- Stored records:

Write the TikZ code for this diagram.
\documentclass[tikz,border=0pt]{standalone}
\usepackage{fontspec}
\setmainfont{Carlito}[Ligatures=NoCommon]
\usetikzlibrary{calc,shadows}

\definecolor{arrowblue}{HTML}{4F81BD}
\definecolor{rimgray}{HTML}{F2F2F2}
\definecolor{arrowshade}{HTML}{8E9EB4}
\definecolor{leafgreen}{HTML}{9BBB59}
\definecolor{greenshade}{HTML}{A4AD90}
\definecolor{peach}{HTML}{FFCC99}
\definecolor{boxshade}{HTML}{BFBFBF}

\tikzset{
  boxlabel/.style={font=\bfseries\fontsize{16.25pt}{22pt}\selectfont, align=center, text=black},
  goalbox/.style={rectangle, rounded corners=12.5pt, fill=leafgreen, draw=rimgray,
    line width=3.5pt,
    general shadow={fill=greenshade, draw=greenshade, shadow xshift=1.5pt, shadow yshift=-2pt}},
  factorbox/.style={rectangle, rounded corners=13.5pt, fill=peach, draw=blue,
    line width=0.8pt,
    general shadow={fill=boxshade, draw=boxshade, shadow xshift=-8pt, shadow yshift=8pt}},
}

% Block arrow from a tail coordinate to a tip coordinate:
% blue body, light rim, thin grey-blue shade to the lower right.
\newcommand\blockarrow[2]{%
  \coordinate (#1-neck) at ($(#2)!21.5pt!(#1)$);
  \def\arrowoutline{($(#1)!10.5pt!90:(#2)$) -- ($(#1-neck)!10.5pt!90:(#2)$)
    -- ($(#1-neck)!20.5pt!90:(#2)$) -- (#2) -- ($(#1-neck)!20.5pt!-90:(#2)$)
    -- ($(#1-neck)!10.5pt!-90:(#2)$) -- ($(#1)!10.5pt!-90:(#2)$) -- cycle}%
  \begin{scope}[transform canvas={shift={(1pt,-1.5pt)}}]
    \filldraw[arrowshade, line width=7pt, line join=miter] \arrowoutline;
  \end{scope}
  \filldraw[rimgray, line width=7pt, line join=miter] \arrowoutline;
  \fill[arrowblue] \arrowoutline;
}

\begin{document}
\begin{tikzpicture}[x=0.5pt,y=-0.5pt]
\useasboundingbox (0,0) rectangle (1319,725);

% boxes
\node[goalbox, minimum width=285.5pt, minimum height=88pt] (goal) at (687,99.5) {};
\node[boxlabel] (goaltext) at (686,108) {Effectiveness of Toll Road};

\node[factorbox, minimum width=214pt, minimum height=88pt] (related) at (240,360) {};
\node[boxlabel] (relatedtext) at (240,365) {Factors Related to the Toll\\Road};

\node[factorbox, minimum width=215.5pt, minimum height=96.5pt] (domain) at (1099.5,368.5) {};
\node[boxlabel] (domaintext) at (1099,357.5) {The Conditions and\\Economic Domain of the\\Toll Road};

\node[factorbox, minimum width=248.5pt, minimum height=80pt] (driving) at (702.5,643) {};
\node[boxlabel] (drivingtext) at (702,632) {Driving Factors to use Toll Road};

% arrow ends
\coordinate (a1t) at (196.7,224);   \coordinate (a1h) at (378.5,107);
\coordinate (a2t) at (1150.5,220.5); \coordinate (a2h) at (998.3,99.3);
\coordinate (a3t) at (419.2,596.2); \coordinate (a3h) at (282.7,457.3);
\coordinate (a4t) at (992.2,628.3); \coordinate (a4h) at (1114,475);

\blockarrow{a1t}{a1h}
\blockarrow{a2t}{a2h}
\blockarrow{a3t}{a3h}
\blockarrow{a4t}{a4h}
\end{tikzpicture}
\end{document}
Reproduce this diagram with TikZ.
...
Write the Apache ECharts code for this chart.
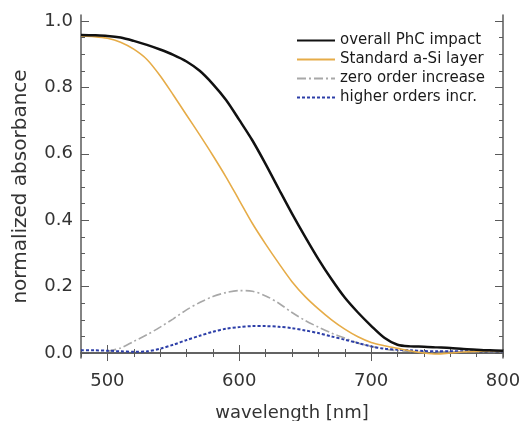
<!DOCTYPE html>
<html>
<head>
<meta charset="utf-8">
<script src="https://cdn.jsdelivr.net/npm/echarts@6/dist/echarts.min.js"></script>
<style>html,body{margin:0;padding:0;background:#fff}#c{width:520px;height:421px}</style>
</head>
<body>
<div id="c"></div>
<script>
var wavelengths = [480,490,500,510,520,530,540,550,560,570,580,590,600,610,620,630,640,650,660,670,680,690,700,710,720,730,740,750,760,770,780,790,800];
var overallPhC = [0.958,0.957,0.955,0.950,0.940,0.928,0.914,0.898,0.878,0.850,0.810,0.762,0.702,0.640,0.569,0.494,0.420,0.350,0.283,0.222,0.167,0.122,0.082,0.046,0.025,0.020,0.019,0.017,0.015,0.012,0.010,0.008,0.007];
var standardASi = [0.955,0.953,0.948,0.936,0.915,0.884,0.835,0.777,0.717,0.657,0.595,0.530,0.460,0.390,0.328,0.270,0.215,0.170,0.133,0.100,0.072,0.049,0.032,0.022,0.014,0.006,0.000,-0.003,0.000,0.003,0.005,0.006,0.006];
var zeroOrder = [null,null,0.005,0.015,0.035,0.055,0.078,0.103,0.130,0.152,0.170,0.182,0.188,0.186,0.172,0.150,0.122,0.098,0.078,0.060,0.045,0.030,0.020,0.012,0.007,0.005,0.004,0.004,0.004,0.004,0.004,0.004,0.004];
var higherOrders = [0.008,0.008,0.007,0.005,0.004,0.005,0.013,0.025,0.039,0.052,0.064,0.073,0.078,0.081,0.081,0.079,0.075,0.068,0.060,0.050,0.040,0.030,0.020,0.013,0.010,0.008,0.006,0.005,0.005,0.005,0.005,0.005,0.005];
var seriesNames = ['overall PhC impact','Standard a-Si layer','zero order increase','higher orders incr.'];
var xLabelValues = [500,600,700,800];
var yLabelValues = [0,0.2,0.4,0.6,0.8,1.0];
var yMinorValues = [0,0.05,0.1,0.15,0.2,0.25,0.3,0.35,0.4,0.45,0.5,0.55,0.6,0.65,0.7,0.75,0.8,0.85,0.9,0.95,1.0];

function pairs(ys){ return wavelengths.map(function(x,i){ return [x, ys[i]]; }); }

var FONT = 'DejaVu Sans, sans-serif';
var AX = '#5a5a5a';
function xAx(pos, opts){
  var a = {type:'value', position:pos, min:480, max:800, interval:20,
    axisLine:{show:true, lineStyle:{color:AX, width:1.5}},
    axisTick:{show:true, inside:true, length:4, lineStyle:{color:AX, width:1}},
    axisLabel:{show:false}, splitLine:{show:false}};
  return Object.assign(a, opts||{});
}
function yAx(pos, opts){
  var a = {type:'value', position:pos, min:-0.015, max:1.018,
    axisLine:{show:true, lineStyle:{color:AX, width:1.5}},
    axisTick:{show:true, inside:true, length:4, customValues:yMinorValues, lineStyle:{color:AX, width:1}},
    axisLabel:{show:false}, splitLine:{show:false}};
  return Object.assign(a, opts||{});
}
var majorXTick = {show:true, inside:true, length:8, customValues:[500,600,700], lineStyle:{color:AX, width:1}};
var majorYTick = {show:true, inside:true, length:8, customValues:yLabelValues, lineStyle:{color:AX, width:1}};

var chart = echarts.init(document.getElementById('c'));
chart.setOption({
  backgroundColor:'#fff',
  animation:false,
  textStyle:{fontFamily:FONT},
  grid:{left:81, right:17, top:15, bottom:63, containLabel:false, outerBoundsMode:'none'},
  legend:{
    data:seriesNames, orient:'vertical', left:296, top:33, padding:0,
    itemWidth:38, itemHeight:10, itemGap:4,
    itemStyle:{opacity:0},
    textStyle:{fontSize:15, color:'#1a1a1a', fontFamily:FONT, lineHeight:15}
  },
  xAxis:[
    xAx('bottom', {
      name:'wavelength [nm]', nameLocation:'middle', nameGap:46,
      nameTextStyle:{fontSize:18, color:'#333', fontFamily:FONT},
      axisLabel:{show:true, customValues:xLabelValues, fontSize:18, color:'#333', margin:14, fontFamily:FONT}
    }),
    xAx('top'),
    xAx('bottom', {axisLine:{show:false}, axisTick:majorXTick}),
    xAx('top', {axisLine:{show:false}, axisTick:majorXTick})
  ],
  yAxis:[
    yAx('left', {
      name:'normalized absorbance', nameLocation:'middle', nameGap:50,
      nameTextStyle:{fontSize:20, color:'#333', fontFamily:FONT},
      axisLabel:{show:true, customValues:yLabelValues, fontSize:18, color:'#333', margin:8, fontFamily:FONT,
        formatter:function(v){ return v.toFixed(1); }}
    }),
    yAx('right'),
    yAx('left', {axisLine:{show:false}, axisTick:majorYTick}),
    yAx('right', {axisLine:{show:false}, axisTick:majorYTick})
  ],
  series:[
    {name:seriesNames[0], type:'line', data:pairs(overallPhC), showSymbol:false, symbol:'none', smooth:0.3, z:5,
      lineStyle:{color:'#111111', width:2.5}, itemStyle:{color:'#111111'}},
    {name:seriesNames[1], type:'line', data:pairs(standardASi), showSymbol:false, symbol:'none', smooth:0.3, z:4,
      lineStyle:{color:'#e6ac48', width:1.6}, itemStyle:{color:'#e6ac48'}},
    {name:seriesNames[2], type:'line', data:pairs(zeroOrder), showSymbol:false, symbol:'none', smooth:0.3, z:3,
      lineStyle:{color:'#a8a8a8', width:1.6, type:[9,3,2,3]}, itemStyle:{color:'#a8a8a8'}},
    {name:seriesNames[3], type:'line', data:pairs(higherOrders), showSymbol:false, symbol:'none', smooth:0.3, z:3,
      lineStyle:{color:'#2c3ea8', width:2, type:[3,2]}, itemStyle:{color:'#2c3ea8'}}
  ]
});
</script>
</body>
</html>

- Set task: Copy all lines above containing the string "this".

- Final result:
Write the TikZ code for this diagram.
Reproduce this diagram with TikZ.
Write the Apache ECharts code for this chart.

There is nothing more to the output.